According to experts, drywall comprises around 21% water, accounting for 50% of its overall volume. This helps it reduce the risk of fires spreading while effectively absorbing any sound emanating from the area.
What Are The Disadvantages Of Drywall?
One of the disadvantages to using drywall is the sheer weight of the product; for safety reasons, two people should be present to carry each bundle. While the water volume is ideal for fire and noise resistance, it is not so great for the product’s overall weight, which can reach around 54lbs.
And unless you paint or cover the drywall, it’s not very aesthetically pleasing.
What Is The Cost Of Installing Drywall?
The average price of a drywall sheet is around $15 for a 4×8 panel. The cost varies between $12 and $20 depending on where you live and the company you purchase it from.
If you want to price up how much it will cost to install drywall for your entire basement, you’ll want to calculate the costs between $0.40 and $0.65 for every square foot you purchase.
If you hire a professional to install the drywall in your home, you can expect this cost to rise to around $1 – $3 per square foot.
What Different Drywall Types Available?
There is a range of drywall types available. Each of these products comes with a range of benefits, and which is “best” depends on your project.
Regular drywall is the most common drywall which is brown on one side and white on the other. Its thickness ranges from ⅜” to 1″ and is an ideal product for a basement finish.
Mold-resistant drywall possesses a green colored cover which builds up its moisture resistance; plus, its unique coating helps to prevent the product from developing mold.
These panels are more expensive than regular drywall and better suited to kitchens and bathrooms than they are to basements.
Sound Dampening Drywall
Sound dampening drywall possesses a similar thickness to a regular sheet of drywall, but it’s layered, which helps reduce the transmission of sound between rooms.
This is best used in places where you want to reduce the noise.
Fire-resistant drywall is extra thick. This helps to reduce both the spread and speed of a fire. Plus, it increases the sound control of a room.
This is an excellent option for basements, garages, and utility rooms.

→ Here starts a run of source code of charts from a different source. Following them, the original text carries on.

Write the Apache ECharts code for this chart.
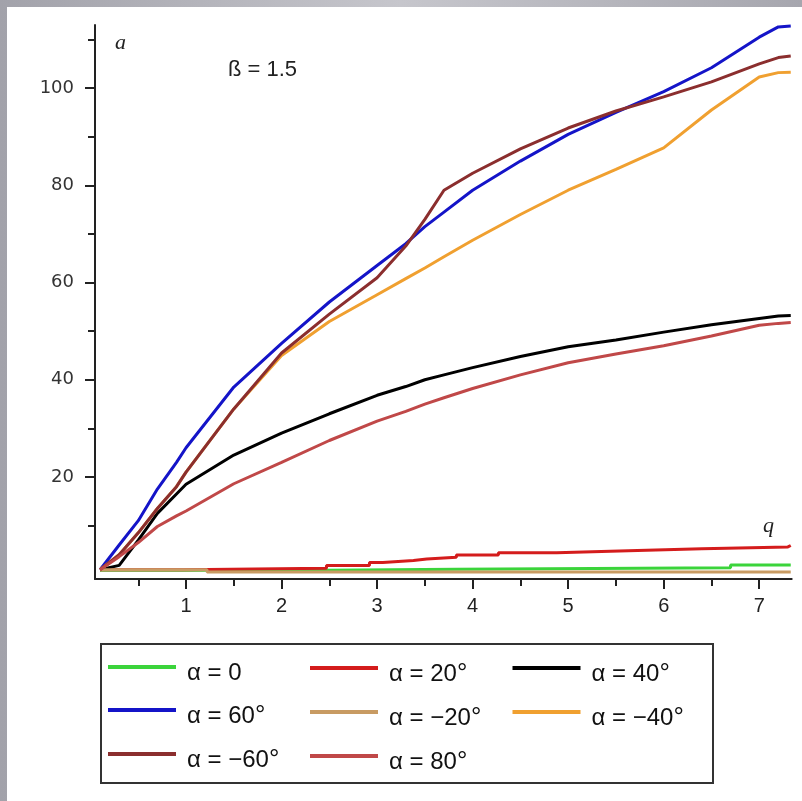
<!DOCTYPE html>
<html><head><meta charset="utf-8">
<script src="https://cdn.jsdelivr.net/npm/echarts@6/dist/echarts.min.js"></script>
<style>
html,body{margin:0;padding:0;width:802px;height:801px;overflow:hidden;
background:linear-gradient(90deg,#a2a2aa 0%,#c6c6cc 50%,#a6a6ae 100%);}
#c{position:absolute;left:7px;top:7px;width:795px;height:794px;background:#fff;}
</style>
</head><body><div id="c"></div>
<script>
// shared q grid for the smooth curves
const qGrid = [0.1,0.3,0.5,0.7,0.9,1,1.5,2,2.5,3,3.3,3.5,3.7,4,4.5,5,5.5,6,6.5,7,7.2,7.33];
const a60  = [0.9,6,11,17.5,23,26,38.5,47.5,56,63.5,68,71.5,74.5,79,85,90.5,95,99.3,104.2,110.5,112.6,112.8];
const aM60 = [0.9,4,8.5,13.5,18,21,34,45.5,53.5,61,67.5,73,79,82.5,87.5,91.8,95.3,98.2,101.3,105,106.3,106.6];
const aM40 = [0.9,4,8.5,13.5,18,21,34,45,52,57.5,60.8,63,65.3,68.7,74,79,83.3,87.7,95.5,102.3,103.2,103.3];
const a40  = [0.9,1.8,7,12.5,16.5,18.5,24.5,29,33,36.8,38.6,40,41,42.5,44.8,46.8,48.2,49.8,51.3,52.6,53.1,53.2];
const a80  = [0.9,3.6,6.5,9.8,12,13,18.6,23,27.5,31.5,33.5,35,36.3,38.2,41,43.5,45.3,47,49,51.2,51.6,51.8];
// stepped curves near zero
const a20Q = [0.1,0.97,2.47,2.92,3.06,3.38,3.52,3.83,4.27,4.88,5.63,6.4,7.3,7.33];
const a20  = [0.9,1.2,1.8,2.4,2.8,3.1,3.5,3.95,4.4,4.8,5.2,5.6,5.9,5.9];
const a0Q  = [0.1,2.47,3.83,6.7,7.33];
const a0   = [0.8,1.0,1.3,1.9,1.9];
const aM20Q = [0.1,1.22,7.33];
const aM20  = [0.9,0.45,0.45];
// axis ticks
const xMinorTicks = [0.5,1.5,2.5,3.5,4.5,5.5,6.5];
const xMajorTicks = [1,2,3,4,5,6,7];
const yMinorTicks = [10,30,50,70,90,110];
const yMajorTicks = [20,40,60,80,100];
// legend names (series order)
const names = ['α = 0','α = 20°','α = 40°','α = 60°','α = −20°','α = −40°','α = −60°','α = 80°'];

function pairs(xs, ys){ return xs.map((x,i)=>[x, ys[i]]); }
const defs = [
  {name:names[0], q:a0Q,  v:a0,   color:'#3bd43b', step:'end'},
  {name:names[1], q:a20Q, v:a20,  color:'#d41c1c', step:'end'},
  {name:names[2], q:qGrid,v:a40,  color:'#000000'},
  {name:names[3], q:qGrid,v:a60,  color:'#1414c8'},
  {name:names[4], q:aM20Q,v:aM20, color:'#c89b63', step:'end'},
  {name:names[5], q:qGrid,v:aM40, color:'#f0a030'},
  {name:names[6], q:qGrid,v:aM60, color:'#8b2e2e'},
  {name:names[7], q:qGrid,v:a80,  color:'#c04848'}
];
const series = defs.map(d => ({
  name:d.name, type:'line', data:pairs(d.q,d.v), xAxisIndex:0, yAxisIndex:0,
  step:d.step||false, showSymbol:false, symbol:'none', color:d.color,
  lineStyle:{color:d.color, width:3}, itemStyle:{color:d.color, borderWidth:0},
  animation:false
}));

const XMIN=0.047, XMAX=7.34, YMIN=-1, YMAX=113;
const axisCol = '#222';
const legendFmt = n => n.endsWith('°') ? '{a|'+n.slice(0,-1)+'}{d|°}' : '{a|'+n+'}';
const legendCommon = {
  orient:'vertical', padding:0, itemGap:18, itemWidth:68, itemHeight:4, icon:'rect',
  itemStyle:{borderWidth:0}, selectedMode:false, top:654,
  formatter: legendFmt,
  textStyle:{fontFamily:'Liberation Sans', fontSize:24, color:'#111', padding:[12,0,0,6],
    rich:{a:{fontFamily:'Liberation Sans', fontSize:24, lineHeight:26, color:'#111'},
          d:{fontFamily:'Liberation Sans', fontSize:26, lineHeight:26, color:'#111'}}}
};

const option = {
  animation:false,
  backgroundColor:'#ffffff',
  grid:{left:88, top:18, right:10.3, bottom:222, containLabel:false},
  xAxis:[
    {type:'value', min:XMIN, max:XMAX, position:'bottom',
     axisLine:{show:true, onZero:false, lineStyle:{color:axisCol, width:2}},
     axisTick:{show:true, customValues:xMinorTicks, length:7, lineStyle:{color:axisCol, width:2}},
     axisLabel:{show:false}, splitLine:{show:false}},
    {type:'value', min:XMIN, max:XMAX, position:'bottom',
     axisLine:{show:false, onZero:false},
     axisTick:{show:true, customValues:xMajorTicks, length:10, lineStyle:{color:axisCol, width:2}},
     axisLabel:{show:true, customValues:xMajorTicks, margin:17, fontFamily:'Liberation Sans', fontSize:20, color:'#222'},
     splitLine:{show:false}}
  ],
  yAxis:[
    {type:'value', min:YMIN, max:YMAX, position:'left',
     axisLine:{show:true, onZero:false, lineStyle:{color:axisCol, width:2}},
     axisTick:{show:true, customValues:yMinorTicks, length:7, lineStyle:{color:axisCol, width:2}},
     axisLabel:{show:false}, splitLine:{show:false}},
    {type:'value', min:YMIN, max:YMAX, position:'left',
     axisLine:{show:false, onZero:false},
     axisTick:{show:true, customValues:yMajorTicks, length:10, lineStyle:{color:axisCol, width:2}},
     axisLabel:{show:true, customValues:yMajorTicks, margin:21, fontFamily:'DejaVu Sans', fontSize:18, color:'#333'},
     splitLine:{show:false}}
  ],
  legend:[
    Object.assign({}, legendCommon, {left:101, data:[names[0],names[3],names[6]]}),
    Object.assign({}, legendCommon, {left:303, data:[names[1],names[4],names[7]]}),
    Object.assign({}, legendCommon, {left:505.5, data:[names[2],names[5]]})
  ],
  graphic:[
    {type:'rect', shape:{x:94, y:637, width:612, height:139}, style:{fill:'none', stroke:'#333', lineWidth:2}, silent:true},
    {type:'text', x:108, y:36, style:{text:'a', font:'italic 22px "Liberation Serif"', fill:'#222', verticalAlign:'middle'}, silent:true},
    {type:'text', x:221, y:63, style:{text:'ß = 1.5', font:'22px "Liberation Sans"', fill:'#222', verticalAlign:'middle'}, silent:true},
    {type:'text', x:756, y:519, style:{text:'q', font:'italic 22px "Liberation Serif"', fill:'#222', verticalAlign:'middle'}, silent:true}
  ],
  series: series
};
const chart = echarts.init(document.getElementById('c'));
chart.setOption(option);
</script>
</body></html>
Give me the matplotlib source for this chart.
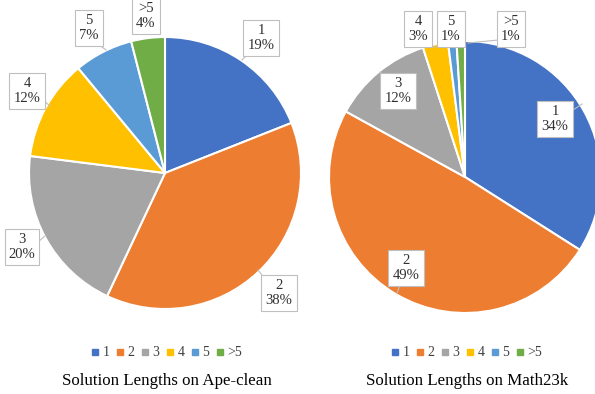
import matplotlib
matplotlib.use("Agg")
import matplotlib.pyplot as plt
from matplotlib.lines import Line2D

categories = ["1", "2", "3", "4", "5", ">5"]
ape_values = [19, 38, 20, 12, 7, 4]
math_values = [34, 49, 12, 3, 1, 1]
titles = ["Solution Lengths on Ape-clean", "Solution Lengths on Math23k"]
colors = ["#4472C4", "#ED7D31", "#A5A5A5", "#FFC000", "#5B9BD5", "#70AD47"]

W, H = 595, 394
plt.rcParams['font.family'] = ['Liberation Serif', 'DejaVu Serif']

fig = plt.figure(figsize=(W / 100, H / 100), dpi=100)
ax = fig.add_axes([0, 0, 1, 1])

def Y(py):
    return H - py

# pie geometry (pixels)
pies = [
    dict(values=ape_values, cx=165, cy=173, r=136, title_x=167,
         boxes=[(261, 38), (279, 293), (22, 247), (27, 91), (89, 28), (146, 16)],
         leaders=[((248, 54), (242, 60)), ((265, 279), (258, 270)), ((38, 242), (46, 235)),
                  ((43, 100), (50, 106)), ((98, 44), (106, 50)), None]),
    dict(values=math_values, cx=465, cy=177, r=136, title_x=467,
         boxes=[(555, 119), (406, 268), (398, 91), (418, 29), (451, 29), (511, 29)],
         leaders=[((573, 110), (582, 104)), ((400, 285), (397, 293)), ((384, 76), (380, 72)),
                  ((429, 45), (435, 47)), None, ((498, 40), (468, 43))]),
]

for i, p in enumerate(pies):
    ax.pie(p["values"], colors=colors, startangle=90, counterclock=False,
           center=(p["cx"], Y(p["cy"])), radius=p["r"],
           wedgeprops=dict(edgecolor="white", linewidth=1.5), frame=True)
    for cat, val, (bx, by), ld in zip(categories, p["values"], p["boxes"], p["leaders"]):
        if ld is not None:
            (x0, y0), (x1, y1) = ld
            ax.plot([x0, x1], [Y(y0), Y(y1)], color="#BFBFBF", lw=0.8, zorder=4)
        ax.text(bx, Y(by), f"{cat}\n{val}%", ha="center", va="center", fontsize=10.5,
                linespacing=1.2, color="#303030", zorder=5,
                bbox=dict(boxstyle="square,pad=0.28", fc="white", ec="#BFBFBF", lw=0.8))
    ax.text(p["title_x"], Y(381), titles[i], ha="center", va="center",
            fontsize=12.2, color="black")
    handles = [Line2D([], [], marker="s", ls="none", color=c, markersize=4) for c in colors]
    fig.legend(handles, categories, loc="center",
               bbox_to_anchor=(p["title_x"] / W, 1 - 353 / H), ncol=6, frameon=False,
               fontsize=10, handlelength=0.5, handletextpad=0.25, columnspacing=0.55,
               labelcolor="#404040")

ax.set_xlim(0, W)
ax.set_ylim(0, H)
ax.set_aspect('equal')
ax.axis('off')
fig.savefig("out.png", dpi=100)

Why Do People Have A Negative Association With Wood Paneling?
Some people hold a negative association with wood-paneling because they picture the 60s and 70s style of wood paneling popular in homes throughout homes of that era. This association carries an image of cheap, fake wood that has long since gone out of fashion.
But modern wood paneling possesses many upgrades such as hardwood veneers, variable sizing, and premium plywood backing that make it an ideal material even in modern homes.
While the photo veneer version of wood paneling is still available, many manufacturers have replaced it with hardwood veneers such as teak and mahogany and classic materials like oak and maple.
Compared to the thin veneers seen in the 1960s, these are much more substantial and offer a far more comprehensive array of mounting and sizing options.
Can I Combine Wood Paneling And Drywall?
Yes, you can, sometimes. In some instances, you can opt for wood paneling covered with drywall which offers up the combined benefits of these products.
To install drywall on top, you’ll need a good-quality wood panel underneath. This option is popular in homes where the owners want to update the wall finish but don’t want the time or cost of removing the wood panels.
Wood paneling is an excellent option if you are looking for a solid wall finish that is easy to install, but you may face a hefty price tag if you’re looking for a quality finish.
Drywall is often cheaper and comes with a range of benefits, such as soundproofing and fire resistance, but it doesn’t possess the same robust qualities as wood panels.
If you want to incorporate the best of both worlds, try combining both materials. There are many situations where you can install drywall over wood panels to refresh or update your looks; you just need to ensure that you follow the process correctly.